CPP Investments’ involvement the TPT Delivery Group was aimed to help bridge this gap and provide guidance on the credibility and feasibility of companies’ plans.
“In our portfolio companies, we have developed an approach called an abatement capacity assessment that allows companies to calculate their projected abatement capacity,” he says.
“We have rolled this out with 12 of our portfolio companies, allowing management teams to understand the necessary steps they need to take to develop a transition plan.”
When asked how investee firms are responding to this deeper level of engagement, Manley underlines that it has been positive, with the insights provided by the TPT and its abatement capacity assessment methodology helping companies to make informed decisions on their transition to carbon neutrality.
“Most of these engagements have been in private portfolios,” he says. “As a result, there is significant influence and investment from partners who are keen to try out these approaches and see if they can be effective.
“There has been a noticeable uptake in the real estate sector, with green buildings providing considerable valuation premiums compared to traditional buildings.”
This month, the Principles for Responsible Investment (PRI) has updated its guidance on integrating ESG factors into equity investing to better incorporate stewardship considerations, reflecting growing sophistication among practitioners over the past seven years.
CPP Investments is a founder signatory of the UN-supported investor network, with the organisation expanding the size, and enhancing the strategies, of its sustainable investment team over the past 17 years. Today, the pension fund has evolved its approach to sustainability, integrating consideration of ESG factors through the lifecycle of the investment.

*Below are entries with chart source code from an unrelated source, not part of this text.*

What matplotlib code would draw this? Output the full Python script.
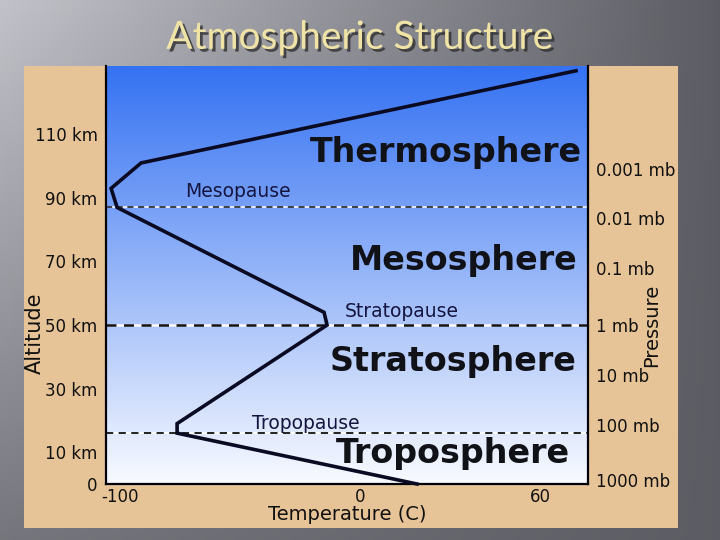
import matplotlib
matplotlib.use("Agg")
import matplotlib.pyplot as plt
import matplotlib.patheffects as pe
from matplotlib.colors import LinearSegmentedColormap
from matplotlib.patches import Rectangle
import numpy as np

# temperature profile (deg C) vs altitude (km)
temp_c = [19, -61, -61, -11, -12, -81, -83, -73, 72]
alt_km = [0, 16, 19, 50, 54, 87, 93, 101, 130]

# layer boundaries (km)
pause_alt = [16, 50, 87]
pause_lw = [1.3, 1.8, 1.1]

# axis tick labels
alt_ticks = [0, 10, 30, 50, 70, 90, 110]
alt_labels = ["0", "10 km", "30 km", "50 km", "70 km", "90 km", "110 km"]
temp_ticks = [-80, 0, 60]
temp_labels = ["-100", "0", "60"]
pres_alt = [1.3, 18.6, 34.4, 50, 67.8, 83.6, 99]
pres_labels = ["1000 mb", "100 mb", "10 mb", "1 mb", "0.1 mb", "0.01 mb", "0.001 mb"]

# layer names and where they sit (temp, alt)
layer_names = ["Troposphere", "Stratosphere", "Mesosphere", "Thermosphere"]
layer_pos = [(70, 6.6), (72.3, 35.6), (72.7, 67.2), (74, 101.3)]
pause_names = ["Tropopause", "Stratopause", "Mesopause"]
pause_pos = [(-36, 17.4), (-5, 52.4), (-58.3, 90.2)]

XLIM = (-84.7, 76)
YLIM = (0, 131.5)

fig = plt.figure(figsize=(7.2, 5.4), dpi=100)

# slide background: grey gradient
bg = fig.add_axes([0, 0, 1, 1], zorder=-10)
gx, gy = np.meshgrid(np.linspace(0, 1, 200), np.linspace(0, 1, 150))
v = 0.76 - 0.40 * gx - 0.30 * gy * (1 - gx)
bg.imshow(np.dstack([v, v, v + 0.03]).clip(0, 1), aspect="auto", extent=(0, 1, 0, 1), origin="upper")
bg.set_axis_off()

# tan panel
fig.patches.append(Rectangle((24 / 720, 12 / 540), 654 / 720, 462 / 540,
                             transform=fig.transFigure, facecolor="#e7c497",
                             edgecolor="none", zorder=-5))

fig.text(0.5, 0.93, "Atmospheric Structure", ha="center", va="center",
         fontsize=28, family="Lato", color="#efe4a6",
         path_effects=[pe.SimplePatchShadow(offset=(2, -2), shadow_rgbFace="#303030", alpha=0.8), pe.Normal()])

ax = fig.add_axes([106 / 720, 56 / 540, 482 / 720, 418 / 540])
ax.set_xlim(*XLIM)
ax.set_ylim(*YLIM)

sky = LinearSegmentedColormap.from_list("sky", ["#f8faff", "#3572f2"])
ax.imshow(np.linspace(0, 1, 256).reshape(-1, 1), cmap=sky, origin="lower",
          extent=(*XLIM, *YLIM), aspect="auto", zorder=0)

for a, lw in zip(pause_alt, pause_lw):
    ax.axhline(a, color="white", lw=lw, zorder=1)
    ax.axhline(a, color="#111111", lw=lw, ls=(0, (4, 3)), zorder=2)

ax.plot(temp_c, alt_km, color="#0a0a22", lw=2.6, solid_joinstyle="miter", zorder=3, clip_on=False)

for name, (x, y) in zip(layer_names, layer_pos):
    ax.text(x, y, name, ha="right", va="baseline", fontsize=24, fontweight="bold",
            family="DejaVu Sans", color="#111118", zorder=4)
for name, (x, y) in zip(pause_names, pause_pos):
    ax.text(x, y, name, ha="left", va="baseline", fontsize=13.5,
            family="DejaVu Sans", color="#15153f", zorder=4)

ax.set_xticks(temp_ticks)
ax.set_xticklabels(temp_labels)
ax.set_yticks(alt_ticks)
ax.set_yticklabels(alt_labels)
ax.tick_params(length=0, labelsize=12, pad=6, colors="#111111")
ax.tick_params(axis="x", pad=3)
ax.set_xlabel("Temperature (C)", fontsize=14, labelpad=-1, color="#111111")
ax.set_ylabel("Altitude", fontsize=15, va="center", color="#111111")
ax.yaxis.set_label_coords(-0.147, 0.36)

for s in ["left", "right", "bottom"]:
    ax.spines[s].set_linewidth(1.6)
    ax.spines[s].set_color("black")
ax.spines["top"].set_visible(False)

ax2 = ax.twinx()
ax2.set_ylim(*YLIM)
ax2.set_yticks(pres_alt)
ax2.set_yticklabels(pres_labels)
ax2.tick_params(length=0, labelsize=12, pad=6, colors="#111111")
ax2.set_ylabel("Pressure", fontsize=14, rotation=90, va="center", color="#111111")
ax2.yaxis.set_label_coords(1.131, 0.38)
for s in ax2.spines.values():
    s.set_visible(False)

fig.savefig("out.png", dpi=100)
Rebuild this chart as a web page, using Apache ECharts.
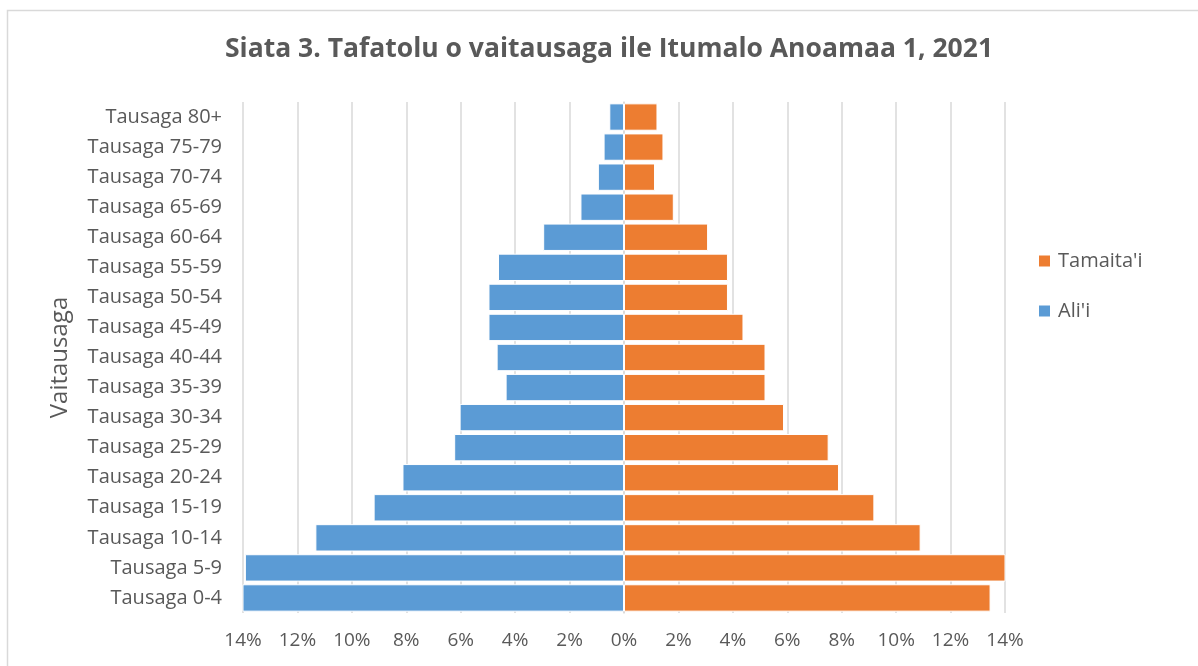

“This involves actively supporting the due diligence of new deals by understanding the risks and opportunities tied to sustainability factors at the point of making a new investment,” says Manley. “The focus is to understand the nature of the business risks and opportunities being invested in at the pre-investment stage and reflect these in our investment thesis.”
The investment team then engages with the companies in the public markets, monitoring how they perform and engaging with the management team around ESG issues.
In private companies where the fund typically has more influence, CPP Investments supports the investment and management teams in thinking about their broader sustainability strategy. This includes integrating sustainability into the board composition, staffing of directors, and company policies, as well as determining the key metrics that will be reported.
Later in the life of private investments, the focus is on preparing these companies for IPO. This involves helping the private portfolio companies to understand the expectations of prospective public market investors, as ESG reporting becomes increasingly important.
“The goal is to ensure that when the companies go public, they are the best prepared to meet the expectations of their new investor base and ensure a successful IPO process,” he says.
“It’s good to see that there are situations where investors are pushing for stronger sustainability and governance practices, and that companies are starting to respond to those demands.”
Manley says that it’s important for investors to identify and raise concerns about sustainability risks that may not be outlined in the prospectus, and for companies to be transparent about how they are managing those risks.
“It’s encouraging to hear that these conversations are being had in a constructive manner and that there is a willingness to engage on all sides; management, sponsors, underwriters and new investors.”